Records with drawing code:
☆ ☆ ☆ ☆ ☆

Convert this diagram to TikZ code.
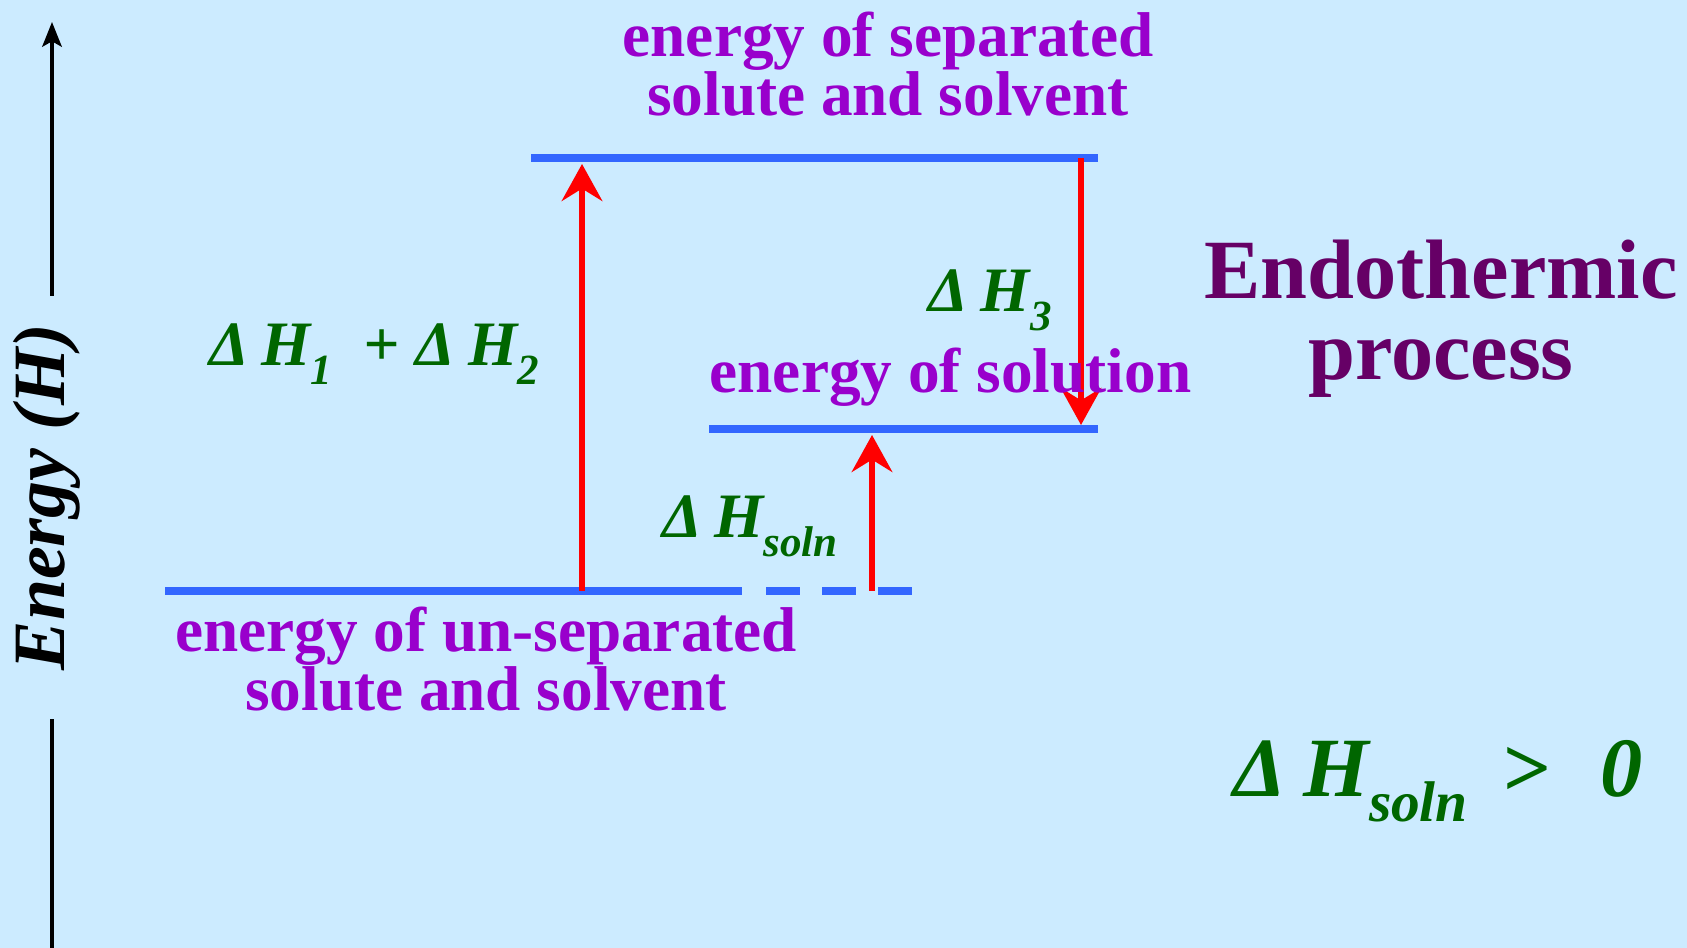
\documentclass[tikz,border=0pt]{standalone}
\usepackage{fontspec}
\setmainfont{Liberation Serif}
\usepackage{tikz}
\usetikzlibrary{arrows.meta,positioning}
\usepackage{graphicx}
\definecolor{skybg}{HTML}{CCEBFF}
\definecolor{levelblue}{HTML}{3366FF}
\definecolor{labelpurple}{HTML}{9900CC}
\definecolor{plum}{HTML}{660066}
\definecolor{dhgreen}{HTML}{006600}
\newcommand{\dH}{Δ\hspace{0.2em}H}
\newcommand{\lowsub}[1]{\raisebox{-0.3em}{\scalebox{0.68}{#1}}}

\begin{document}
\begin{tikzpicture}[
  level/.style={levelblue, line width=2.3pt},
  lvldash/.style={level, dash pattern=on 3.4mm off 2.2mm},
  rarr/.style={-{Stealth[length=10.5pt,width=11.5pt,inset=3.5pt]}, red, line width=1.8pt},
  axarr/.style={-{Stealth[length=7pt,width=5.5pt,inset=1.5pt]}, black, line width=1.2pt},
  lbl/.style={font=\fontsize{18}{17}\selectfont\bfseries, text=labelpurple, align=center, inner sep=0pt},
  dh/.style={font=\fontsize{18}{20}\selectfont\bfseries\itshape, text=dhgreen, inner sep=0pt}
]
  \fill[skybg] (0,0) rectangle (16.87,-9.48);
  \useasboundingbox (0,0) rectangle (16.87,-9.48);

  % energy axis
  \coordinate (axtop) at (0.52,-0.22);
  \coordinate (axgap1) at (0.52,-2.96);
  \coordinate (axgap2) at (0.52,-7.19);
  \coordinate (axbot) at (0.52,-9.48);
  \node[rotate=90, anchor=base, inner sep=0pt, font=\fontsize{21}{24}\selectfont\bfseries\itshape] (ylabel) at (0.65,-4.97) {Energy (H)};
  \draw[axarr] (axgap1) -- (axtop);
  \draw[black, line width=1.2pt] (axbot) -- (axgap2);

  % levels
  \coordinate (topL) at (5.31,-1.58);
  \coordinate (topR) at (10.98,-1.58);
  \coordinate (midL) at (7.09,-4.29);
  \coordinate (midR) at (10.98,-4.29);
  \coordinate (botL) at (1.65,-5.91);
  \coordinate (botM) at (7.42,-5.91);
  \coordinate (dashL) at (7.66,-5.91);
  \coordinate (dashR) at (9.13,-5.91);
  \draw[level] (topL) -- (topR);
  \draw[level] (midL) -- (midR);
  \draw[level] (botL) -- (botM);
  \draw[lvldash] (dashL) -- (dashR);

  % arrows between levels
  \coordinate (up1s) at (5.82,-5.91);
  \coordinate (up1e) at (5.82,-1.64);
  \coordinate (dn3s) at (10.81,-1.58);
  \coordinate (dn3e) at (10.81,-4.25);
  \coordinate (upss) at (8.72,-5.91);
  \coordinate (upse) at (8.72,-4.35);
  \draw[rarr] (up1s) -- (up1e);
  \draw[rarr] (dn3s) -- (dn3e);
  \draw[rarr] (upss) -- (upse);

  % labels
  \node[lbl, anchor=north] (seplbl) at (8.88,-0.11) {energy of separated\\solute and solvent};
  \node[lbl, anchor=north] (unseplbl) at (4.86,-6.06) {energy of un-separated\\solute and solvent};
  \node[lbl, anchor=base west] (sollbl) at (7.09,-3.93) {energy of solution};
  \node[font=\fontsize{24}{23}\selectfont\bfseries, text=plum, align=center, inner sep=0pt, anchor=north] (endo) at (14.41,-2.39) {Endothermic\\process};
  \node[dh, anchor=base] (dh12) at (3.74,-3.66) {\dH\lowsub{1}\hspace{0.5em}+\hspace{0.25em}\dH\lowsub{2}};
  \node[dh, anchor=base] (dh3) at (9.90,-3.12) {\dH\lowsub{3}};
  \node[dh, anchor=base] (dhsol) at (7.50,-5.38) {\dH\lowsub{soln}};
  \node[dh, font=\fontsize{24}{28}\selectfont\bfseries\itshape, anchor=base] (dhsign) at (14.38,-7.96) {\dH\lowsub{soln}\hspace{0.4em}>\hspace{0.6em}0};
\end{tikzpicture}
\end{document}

☆ ☆ ☆ ☆ ☆

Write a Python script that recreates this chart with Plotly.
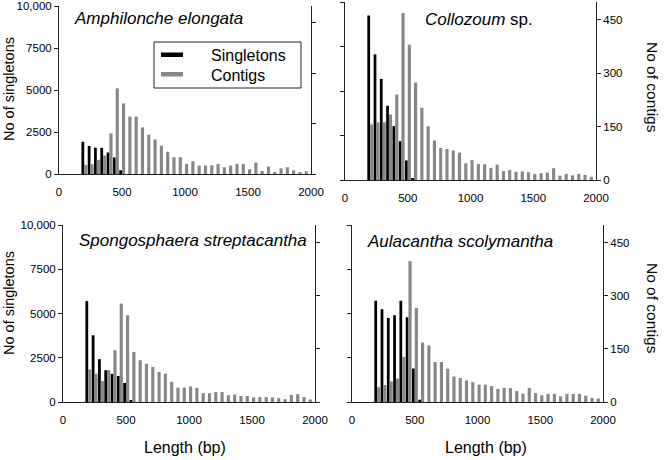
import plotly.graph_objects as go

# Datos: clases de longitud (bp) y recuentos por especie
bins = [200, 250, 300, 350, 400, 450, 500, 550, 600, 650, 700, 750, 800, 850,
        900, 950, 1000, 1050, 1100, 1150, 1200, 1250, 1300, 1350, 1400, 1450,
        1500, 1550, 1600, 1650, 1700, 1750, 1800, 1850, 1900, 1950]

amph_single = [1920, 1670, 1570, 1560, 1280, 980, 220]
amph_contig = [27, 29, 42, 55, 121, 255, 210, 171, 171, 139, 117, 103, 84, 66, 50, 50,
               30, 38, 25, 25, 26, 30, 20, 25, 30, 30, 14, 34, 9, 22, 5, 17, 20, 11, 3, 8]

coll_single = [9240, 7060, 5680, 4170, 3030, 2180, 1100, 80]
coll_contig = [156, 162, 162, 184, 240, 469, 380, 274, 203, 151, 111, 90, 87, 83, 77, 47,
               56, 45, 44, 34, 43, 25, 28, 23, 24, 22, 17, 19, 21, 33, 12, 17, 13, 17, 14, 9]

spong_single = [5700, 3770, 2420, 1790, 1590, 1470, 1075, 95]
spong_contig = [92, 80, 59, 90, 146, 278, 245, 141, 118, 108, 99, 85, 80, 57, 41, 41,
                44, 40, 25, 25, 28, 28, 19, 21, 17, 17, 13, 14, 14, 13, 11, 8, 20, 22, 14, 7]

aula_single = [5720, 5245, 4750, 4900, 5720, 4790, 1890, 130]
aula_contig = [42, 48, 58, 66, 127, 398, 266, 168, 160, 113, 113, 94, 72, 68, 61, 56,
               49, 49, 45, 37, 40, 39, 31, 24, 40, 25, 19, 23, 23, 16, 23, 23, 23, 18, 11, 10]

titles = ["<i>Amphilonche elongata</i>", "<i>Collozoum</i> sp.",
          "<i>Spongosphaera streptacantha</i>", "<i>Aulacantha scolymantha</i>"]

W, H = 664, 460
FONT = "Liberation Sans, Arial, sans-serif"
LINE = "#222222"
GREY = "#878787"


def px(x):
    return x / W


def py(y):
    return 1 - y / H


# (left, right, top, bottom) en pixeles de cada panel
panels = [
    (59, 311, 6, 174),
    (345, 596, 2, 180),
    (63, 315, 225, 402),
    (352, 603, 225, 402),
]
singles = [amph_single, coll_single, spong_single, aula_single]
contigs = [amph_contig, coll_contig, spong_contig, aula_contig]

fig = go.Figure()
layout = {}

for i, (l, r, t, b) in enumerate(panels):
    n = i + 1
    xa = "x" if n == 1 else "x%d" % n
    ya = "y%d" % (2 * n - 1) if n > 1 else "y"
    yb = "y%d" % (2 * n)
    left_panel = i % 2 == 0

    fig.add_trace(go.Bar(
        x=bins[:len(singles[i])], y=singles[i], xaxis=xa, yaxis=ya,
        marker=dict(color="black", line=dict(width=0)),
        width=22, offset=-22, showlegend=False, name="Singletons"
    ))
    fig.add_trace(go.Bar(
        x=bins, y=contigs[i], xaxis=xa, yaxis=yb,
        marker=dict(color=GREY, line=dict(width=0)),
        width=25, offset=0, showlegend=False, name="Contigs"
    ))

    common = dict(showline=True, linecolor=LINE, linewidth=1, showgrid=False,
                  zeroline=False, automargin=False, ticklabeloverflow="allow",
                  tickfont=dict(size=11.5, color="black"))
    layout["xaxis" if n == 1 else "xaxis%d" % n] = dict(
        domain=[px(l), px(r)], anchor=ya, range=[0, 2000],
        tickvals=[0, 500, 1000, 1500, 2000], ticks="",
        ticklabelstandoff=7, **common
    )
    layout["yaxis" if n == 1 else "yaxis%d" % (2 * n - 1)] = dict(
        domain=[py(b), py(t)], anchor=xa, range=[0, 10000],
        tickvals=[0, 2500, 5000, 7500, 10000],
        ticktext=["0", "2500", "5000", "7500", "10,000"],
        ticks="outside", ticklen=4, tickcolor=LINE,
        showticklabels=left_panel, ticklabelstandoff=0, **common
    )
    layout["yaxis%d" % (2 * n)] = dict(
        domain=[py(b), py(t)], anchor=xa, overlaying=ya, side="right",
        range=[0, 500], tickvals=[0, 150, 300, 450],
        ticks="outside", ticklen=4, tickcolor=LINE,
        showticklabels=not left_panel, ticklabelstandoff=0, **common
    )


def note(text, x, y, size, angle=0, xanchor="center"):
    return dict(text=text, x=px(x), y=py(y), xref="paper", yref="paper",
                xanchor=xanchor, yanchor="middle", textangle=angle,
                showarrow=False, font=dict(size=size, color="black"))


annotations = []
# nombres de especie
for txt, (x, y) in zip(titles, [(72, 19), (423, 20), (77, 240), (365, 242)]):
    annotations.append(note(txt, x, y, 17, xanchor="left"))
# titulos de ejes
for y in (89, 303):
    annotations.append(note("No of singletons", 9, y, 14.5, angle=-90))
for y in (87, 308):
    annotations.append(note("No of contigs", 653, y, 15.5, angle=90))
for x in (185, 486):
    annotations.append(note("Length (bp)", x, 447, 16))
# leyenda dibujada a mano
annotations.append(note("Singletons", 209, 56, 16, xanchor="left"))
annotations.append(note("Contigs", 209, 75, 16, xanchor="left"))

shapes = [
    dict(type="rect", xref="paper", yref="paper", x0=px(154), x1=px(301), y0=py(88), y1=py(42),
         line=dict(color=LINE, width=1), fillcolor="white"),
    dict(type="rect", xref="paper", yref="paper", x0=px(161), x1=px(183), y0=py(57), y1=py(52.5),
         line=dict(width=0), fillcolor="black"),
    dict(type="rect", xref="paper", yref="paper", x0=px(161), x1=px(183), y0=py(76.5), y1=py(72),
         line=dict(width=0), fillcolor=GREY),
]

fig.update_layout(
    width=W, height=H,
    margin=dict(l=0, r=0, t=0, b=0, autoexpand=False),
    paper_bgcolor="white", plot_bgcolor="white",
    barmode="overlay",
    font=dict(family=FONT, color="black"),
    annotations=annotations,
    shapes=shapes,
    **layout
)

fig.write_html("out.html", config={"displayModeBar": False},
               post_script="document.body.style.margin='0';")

☆ ☆ ☆ ☆ ☆

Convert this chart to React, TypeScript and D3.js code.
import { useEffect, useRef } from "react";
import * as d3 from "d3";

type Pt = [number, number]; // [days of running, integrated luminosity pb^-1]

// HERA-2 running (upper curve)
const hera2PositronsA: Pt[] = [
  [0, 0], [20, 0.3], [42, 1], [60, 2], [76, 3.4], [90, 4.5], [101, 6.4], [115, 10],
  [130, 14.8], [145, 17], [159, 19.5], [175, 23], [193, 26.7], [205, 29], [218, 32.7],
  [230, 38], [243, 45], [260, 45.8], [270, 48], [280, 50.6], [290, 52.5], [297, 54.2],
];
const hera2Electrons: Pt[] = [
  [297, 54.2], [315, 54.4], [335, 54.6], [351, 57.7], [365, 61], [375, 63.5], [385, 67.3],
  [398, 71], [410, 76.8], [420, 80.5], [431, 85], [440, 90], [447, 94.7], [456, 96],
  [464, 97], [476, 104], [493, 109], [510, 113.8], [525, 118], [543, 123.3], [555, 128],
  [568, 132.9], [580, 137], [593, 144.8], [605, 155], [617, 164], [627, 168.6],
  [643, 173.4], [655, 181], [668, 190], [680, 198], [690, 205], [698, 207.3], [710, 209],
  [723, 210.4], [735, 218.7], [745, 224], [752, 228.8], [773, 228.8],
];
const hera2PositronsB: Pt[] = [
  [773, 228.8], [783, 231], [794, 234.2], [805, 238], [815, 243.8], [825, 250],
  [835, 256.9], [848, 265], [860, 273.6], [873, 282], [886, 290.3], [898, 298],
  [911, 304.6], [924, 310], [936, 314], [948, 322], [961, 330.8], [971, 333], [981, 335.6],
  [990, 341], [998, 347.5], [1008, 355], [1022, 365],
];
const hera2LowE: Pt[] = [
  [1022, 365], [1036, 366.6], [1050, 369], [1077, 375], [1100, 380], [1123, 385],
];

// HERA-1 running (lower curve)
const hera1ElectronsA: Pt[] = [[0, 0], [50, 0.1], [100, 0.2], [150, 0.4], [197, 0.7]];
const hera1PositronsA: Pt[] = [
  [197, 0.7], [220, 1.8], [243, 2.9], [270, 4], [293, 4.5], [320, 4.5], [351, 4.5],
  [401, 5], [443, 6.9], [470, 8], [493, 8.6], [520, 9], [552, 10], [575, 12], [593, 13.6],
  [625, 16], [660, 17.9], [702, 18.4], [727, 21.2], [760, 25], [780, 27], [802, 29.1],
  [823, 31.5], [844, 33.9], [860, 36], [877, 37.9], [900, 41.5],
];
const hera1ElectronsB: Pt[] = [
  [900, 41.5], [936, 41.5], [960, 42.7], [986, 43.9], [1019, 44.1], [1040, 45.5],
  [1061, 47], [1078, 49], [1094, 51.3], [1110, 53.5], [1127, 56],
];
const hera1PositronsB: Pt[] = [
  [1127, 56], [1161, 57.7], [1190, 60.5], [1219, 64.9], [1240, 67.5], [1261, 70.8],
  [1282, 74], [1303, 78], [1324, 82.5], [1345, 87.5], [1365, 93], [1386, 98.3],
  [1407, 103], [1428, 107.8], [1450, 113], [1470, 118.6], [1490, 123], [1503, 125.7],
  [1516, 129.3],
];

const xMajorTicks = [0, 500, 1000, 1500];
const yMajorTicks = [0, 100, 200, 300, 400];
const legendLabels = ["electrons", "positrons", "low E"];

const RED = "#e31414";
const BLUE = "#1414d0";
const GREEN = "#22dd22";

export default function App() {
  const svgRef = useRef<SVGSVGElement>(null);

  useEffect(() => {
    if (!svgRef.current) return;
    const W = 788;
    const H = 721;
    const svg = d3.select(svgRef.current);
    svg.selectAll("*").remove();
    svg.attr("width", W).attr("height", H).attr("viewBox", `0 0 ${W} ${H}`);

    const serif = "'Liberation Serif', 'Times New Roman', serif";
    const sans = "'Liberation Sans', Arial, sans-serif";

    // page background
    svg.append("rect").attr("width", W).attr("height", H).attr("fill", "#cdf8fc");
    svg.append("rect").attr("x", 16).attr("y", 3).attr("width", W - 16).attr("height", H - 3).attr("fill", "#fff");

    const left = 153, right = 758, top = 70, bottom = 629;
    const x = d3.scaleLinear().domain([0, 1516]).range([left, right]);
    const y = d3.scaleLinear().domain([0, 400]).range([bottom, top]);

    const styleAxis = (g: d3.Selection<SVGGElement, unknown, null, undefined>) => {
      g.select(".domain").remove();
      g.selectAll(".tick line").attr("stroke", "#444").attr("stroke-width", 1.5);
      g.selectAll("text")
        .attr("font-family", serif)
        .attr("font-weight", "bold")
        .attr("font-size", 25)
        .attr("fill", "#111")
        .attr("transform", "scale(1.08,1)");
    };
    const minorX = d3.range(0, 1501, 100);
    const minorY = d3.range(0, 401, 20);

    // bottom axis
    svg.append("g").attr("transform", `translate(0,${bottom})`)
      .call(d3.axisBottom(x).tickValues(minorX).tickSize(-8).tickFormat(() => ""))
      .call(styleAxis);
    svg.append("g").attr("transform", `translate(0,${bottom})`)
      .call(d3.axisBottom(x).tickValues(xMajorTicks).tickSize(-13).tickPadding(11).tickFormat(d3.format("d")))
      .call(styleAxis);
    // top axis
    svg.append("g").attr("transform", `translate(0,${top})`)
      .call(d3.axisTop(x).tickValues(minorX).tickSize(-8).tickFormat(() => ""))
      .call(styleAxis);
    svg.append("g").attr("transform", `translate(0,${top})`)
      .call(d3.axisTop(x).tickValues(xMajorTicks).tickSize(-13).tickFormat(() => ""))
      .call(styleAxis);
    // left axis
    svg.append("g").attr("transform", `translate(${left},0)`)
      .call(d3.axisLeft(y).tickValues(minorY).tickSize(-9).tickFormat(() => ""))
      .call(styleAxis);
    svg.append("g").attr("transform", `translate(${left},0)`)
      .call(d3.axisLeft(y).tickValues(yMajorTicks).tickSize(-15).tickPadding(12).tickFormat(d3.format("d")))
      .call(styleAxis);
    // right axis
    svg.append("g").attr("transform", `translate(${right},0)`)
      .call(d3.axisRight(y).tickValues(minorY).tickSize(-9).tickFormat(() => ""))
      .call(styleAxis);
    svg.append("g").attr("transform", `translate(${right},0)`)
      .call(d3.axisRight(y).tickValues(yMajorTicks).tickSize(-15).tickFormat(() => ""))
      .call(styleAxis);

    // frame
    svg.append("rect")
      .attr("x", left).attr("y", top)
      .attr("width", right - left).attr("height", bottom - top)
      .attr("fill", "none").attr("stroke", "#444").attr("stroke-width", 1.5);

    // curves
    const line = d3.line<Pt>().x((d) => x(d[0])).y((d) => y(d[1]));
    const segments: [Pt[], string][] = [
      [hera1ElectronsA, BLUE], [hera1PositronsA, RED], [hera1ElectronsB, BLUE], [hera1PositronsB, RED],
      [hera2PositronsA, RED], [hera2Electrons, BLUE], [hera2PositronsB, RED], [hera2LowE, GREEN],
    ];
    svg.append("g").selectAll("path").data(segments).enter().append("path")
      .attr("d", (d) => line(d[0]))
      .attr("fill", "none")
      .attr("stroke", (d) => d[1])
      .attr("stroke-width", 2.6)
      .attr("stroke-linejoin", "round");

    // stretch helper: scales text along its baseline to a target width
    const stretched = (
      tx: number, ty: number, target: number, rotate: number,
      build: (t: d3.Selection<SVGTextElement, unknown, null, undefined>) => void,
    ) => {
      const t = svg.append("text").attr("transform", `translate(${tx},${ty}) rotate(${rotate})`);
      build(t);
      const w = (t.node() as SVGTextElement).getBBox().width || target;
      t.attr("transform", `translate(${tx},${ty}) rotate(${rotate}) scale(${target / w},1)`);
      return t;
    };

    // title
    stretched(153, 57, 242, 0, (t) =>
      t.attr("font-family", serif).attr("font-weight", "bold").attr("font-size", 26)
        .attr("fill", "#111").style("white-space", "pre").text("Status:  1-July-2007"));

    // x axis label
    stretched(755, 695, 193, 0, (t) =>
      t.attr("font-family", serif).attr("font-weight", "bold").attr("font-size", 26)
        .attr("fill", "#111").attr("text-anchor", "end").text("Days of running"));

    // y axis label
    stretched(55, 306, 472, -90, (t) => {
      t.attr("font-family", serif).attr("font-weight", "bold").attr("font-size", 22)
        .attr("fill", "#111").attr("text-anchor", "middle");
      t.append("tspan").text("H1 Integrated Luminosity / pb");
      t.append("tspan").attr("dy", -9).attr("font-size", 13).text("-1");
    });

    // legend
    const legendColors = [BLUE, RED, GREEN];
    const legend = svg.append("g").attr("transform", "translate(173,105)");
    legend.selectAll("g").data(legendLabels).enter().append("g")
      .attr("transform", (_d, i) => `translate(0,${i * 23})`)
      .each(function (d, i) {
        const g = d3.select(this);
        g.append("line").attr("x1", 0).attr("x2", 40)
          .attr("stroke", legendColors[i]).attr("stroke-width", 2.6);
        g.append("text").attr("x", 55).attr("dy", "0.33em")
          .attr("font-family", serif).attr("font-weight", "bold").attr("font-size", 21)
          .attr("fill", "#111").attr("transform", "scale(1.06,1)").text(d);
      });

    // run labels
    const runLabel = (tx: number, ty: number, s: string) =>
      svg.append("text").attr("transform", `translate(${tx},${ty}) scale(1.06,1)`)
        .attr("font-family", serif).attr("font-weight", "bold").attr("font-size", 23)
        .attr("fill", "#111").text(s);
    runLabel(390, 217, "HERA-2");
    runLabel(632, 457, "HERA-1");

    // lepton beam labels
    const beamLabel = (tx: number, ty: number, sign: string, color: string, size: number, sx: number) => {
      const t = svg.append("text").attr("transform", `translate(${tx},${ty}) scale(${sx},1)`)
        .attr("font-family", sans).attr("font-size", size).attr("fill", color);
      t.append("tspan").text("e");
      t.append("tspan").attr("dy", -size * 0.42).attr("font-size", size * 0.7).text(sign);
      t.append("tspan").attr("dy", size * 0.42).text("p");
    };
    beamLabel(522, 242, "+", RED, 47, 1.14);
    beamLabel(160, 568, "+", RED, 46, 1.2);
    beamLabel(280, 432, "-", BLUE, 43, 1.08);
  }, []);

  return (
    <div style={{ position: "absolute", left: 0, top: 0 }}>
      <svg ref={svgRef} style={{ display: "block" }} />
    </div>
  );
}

☆ ☆ ☆ ☆ ☆

WHAT TO DO
Leaving out the pictures, extract the stretch from the line holding "Write a Python" through the line holding "20, 11, 3, 8]", word for word.

EXPECTED ANSWER
Write a Python script that recreates this chart with Plotly.
import plotly.graph_objects as go

# Datos: clases de longitud (bp) y recuentos por especie
bins = [200, 250, 300, 350, 400, 450, 500, 550, 600, 650, 700, 750, 800, 850,
        900, 950, 1000, 1050, 1100, 1150, 1200, 1250, 1300, 1350, 1400, 1450,
        1500, 1550, 1600, 1650, 1700, 1750, 1800, 1850, 1900, 1950]

amph_single = [1920, 1670, 1570, 1560, 1280, 980, 220]
amph_contig = [27, 29, 42, 55, 121, 255, 210, 171, 171, 139, 117, 103, 84, 66, 50, 50,
               30, 38, 25, 25, 26, 30, 20, 25, 30, 30, 14, 34, 9, 22, 5, 17, 20, 11, 3, 8]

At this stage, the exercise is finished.